* [Task statement]
Leave out the pictures, and retype only the lines from the beginning of the material through the line that contains "var bTicksY = [0, 50, 100, 150];", including both.
Start of Source excerpt
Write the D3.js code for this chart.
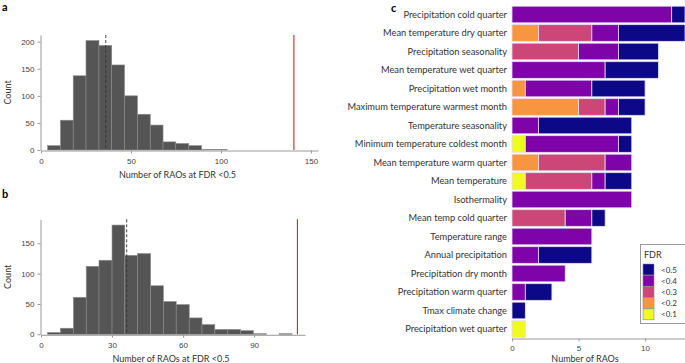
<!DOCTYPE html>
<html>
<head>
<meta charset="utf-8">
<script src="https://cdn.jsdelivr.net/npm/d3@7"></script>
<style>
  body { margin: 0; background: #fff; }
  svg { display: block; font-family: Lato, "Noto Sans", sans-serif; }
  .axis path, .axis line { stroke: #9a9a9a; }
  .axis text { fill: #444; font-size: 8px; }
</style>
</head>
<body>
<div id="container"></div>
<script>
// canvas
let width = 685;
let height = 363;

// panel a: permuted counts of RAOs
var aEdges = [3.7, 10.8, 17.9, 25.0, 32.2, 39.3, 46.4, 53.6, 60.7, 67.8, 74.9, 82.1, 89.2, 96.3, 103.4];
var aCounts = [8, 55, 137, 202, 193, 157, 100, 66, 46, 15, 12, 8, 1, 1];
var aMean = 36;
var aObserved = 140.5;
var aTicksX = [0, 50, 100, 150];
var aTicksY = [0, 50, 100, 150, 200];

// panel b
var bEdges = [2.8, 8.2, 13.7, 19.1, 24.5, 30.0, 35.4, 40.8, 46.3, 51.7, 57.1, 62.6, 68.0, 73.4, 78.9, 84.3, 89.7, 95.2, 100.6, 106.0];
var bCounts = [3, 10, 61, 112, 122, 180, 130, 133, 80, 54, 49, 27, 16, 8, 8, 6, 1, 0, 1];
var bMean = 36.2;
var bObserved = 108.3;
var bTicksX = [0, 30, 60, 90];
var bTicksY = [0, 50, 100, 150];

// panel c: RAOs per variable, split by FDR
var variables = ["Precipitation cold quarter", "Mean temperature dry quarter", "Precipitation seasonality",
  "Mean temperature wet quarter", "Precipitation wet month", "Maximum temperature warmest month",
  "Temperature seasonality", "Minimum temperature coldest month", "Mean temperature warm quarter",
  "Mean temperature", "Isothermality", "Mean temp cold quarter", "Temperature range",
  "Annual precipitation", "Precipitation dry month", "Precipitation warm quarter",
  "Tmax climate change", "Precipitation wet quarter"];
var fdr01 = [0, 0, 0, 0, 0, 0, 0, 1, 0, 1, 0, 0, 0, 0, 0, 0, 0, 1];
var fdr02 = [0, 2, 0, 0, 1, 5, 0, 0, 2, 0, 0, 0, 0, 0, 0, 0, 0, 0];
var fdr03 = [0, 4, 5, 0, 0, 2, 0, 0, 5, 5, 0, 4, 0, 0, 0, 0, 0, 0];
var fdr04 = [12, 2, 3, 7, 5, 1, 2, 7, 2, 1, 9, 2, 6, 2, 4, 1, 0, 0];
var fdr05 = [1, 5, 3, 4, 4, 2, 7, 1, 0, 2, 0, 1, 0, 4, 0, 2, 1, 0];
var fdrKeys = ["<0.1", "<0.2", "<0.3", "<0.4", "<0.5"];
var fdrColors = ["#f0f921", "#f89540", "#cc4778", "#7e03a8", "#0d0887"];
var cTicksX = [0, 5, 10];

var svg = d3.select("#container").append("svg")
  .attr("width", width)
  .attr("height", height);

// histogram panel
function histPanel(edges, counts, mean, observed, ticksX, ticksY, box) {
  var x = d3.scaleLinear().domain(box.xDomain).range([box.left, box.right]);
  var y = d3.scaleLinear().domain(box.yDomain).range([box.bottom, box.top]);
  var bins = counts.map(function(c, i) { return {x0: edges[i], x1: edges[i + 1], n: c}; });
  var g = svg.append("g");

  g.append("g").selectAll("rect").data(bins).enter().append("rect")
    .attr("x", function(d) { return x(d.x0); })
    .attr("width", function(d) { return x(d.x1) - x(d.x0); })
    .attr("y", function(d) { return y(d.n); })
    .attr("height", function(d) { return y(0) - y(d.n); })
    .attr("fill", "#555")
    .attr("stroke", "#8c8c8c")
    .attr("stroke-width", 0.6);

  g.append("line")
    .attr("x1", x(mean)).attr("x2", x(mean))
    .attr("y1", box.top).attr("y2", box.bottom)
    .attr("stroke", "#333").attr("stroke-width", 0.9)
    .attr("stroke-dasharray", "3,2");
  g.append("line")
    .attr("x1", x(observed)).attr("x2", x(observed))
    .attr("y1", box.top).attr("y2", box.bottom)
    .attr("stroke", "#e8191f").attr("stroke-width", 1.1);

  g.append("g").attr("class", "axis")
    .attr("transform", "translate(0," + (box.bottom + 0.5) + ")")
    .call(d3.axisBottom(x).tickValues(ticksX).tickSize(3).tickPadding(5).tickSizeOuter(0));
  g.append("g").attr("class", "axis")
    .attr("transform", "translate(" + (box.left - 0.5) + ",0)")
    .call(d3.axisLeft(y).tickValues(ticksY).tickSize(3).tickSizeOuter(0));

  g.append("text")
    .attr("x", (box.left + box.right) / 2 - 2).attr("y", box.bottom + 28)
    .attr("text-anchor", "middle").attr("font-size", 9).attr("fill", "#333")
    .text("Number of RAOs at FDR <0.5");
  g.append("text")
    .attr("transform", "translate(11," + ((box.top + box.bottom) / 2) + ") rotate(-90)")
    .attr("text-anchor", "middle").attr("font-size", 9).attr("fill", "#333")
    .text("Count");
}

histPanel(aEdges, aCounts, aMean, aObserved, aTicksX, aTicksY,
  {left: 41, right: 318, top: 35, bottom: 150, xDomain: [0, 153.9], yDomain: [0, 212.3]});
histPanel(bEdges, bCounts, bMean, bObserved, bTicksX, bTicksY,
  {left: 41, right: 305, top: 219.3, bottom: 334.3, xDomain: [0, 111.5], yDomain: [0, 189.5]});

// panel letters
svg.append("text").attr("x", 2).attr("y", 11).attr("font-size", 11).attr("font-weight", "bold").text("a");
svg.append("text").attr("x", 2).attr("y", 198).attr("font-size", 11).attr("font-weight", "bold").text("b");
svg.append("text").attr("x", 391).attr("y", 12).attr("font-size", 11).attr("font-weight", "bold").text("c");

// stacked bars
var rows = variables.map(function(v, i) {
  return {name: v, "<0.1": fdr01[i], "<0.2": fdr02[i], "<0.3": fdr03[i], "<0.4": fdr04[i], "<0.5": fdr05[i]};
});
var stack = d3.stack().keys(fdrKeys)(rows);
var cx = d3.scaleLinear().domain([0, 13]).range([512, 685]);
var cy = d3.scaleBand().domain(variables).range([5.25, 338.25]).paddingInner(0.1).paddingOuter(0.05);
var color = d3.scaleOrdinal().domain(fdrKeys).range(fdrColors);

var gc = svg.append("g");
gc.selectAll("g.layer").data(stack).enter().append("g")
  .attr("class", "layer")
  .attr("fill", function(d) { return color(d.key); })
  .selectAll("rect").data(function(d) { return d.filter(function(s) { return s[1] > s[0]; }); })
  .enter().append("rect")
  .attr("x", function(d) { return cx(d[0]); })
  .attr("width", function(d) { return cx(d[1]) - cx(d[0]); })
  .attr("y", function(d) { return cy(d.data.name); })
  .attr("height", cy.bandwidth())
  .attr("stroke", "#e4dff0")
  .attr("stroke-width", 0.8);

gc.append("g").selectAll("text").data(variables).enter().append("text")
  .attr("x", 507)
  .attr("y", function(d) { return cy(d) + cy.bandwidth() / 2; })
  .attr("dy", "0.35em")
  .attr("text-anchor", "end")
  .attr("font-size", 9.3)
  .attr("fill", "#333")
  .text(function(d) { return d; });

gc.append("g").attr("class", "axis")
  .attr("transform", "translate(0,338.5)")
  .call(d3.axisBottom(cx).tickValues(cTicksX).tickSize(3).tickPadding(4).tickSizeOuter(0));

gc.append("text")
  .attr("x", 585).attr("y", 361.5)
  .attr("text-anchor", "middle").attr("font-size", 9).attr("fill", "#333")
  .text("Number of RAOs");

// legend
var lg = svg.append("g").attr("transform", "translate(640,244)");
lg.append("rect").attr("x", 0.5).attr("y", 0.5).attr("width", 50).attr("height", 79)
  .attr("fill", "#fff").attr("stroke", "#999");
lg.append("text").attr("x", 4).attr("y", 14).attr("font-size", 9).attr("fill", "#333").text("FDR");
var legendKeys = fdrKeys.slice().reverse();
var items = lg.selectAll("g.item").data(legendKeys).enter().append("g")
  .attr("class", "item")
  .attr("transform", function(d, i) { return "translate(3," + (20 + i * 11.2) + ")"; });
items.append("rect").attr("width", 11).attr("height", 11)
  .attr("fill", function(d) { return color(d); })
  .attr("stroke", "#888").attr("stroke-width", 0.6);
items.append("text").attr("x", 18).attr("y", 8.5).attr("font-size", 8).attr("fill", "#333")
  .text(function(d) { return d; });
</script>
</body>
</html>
End of Source excerpt
* [Reply]
Write the D3.js code for this chart.
<!DOCTYPE html>
<html>
<head>
<meta charset="utf-8">
<script src="https://cdn.jsdelivr.net/npm/d3@7"></script>
<style>
  body { margin: 0; background: #fff; }
  svg { display: block; font-family: Lato, "Noto Sans", sans-serif; }
  .axis path, .axis line { stroke: #9a9a9a; }
  .axis text { fill: #444; font-size: 8px; }
</style>
</head>
<body>
<div id="container"></div>
<script>
// canvas
let width = 685;
let height = 363;

// panel a: permuted counts of RAOs
var aEdges = [3.7, 10.8, 17.9, 25.0, 32.2, 39.3, 46.4, 53.6, 60.7, 67.8, 74.9, 82.1, 89.2, 96.3, 103.4];
var aCounts = [8, 55, 137, 202, 193, 157, 100, 66, 46, 15, 12, 8, 1, 1];
var aMean = 36;
var aObserved = 140.5;
var aTicksX = [0, 50, 100, 150];
var aTicksY = [0, 50, 100, 150, 200];

// panel b
var bEdges = [2.8, 8.2, 13.7, 19.1, 24.5, 30.0, 35.4, 40.8, 46.3, 51.7, 57.1, 62.6, 68.0, 73.4, 78.9, 84.3, 89.7, 95.2, 100.6, 106.0];
var bCounts = [3, 10, 61, 112, 122, 180, 130, 133, 80, 54, 49, 27, 16, 8, 8, 6, 1, 0, 1];
var bMean = 36.2;
var bObserved = 108.3;
var bTicksX = [0, 30, 60, 90];
var bTicksY = [0, 50, 100, 150];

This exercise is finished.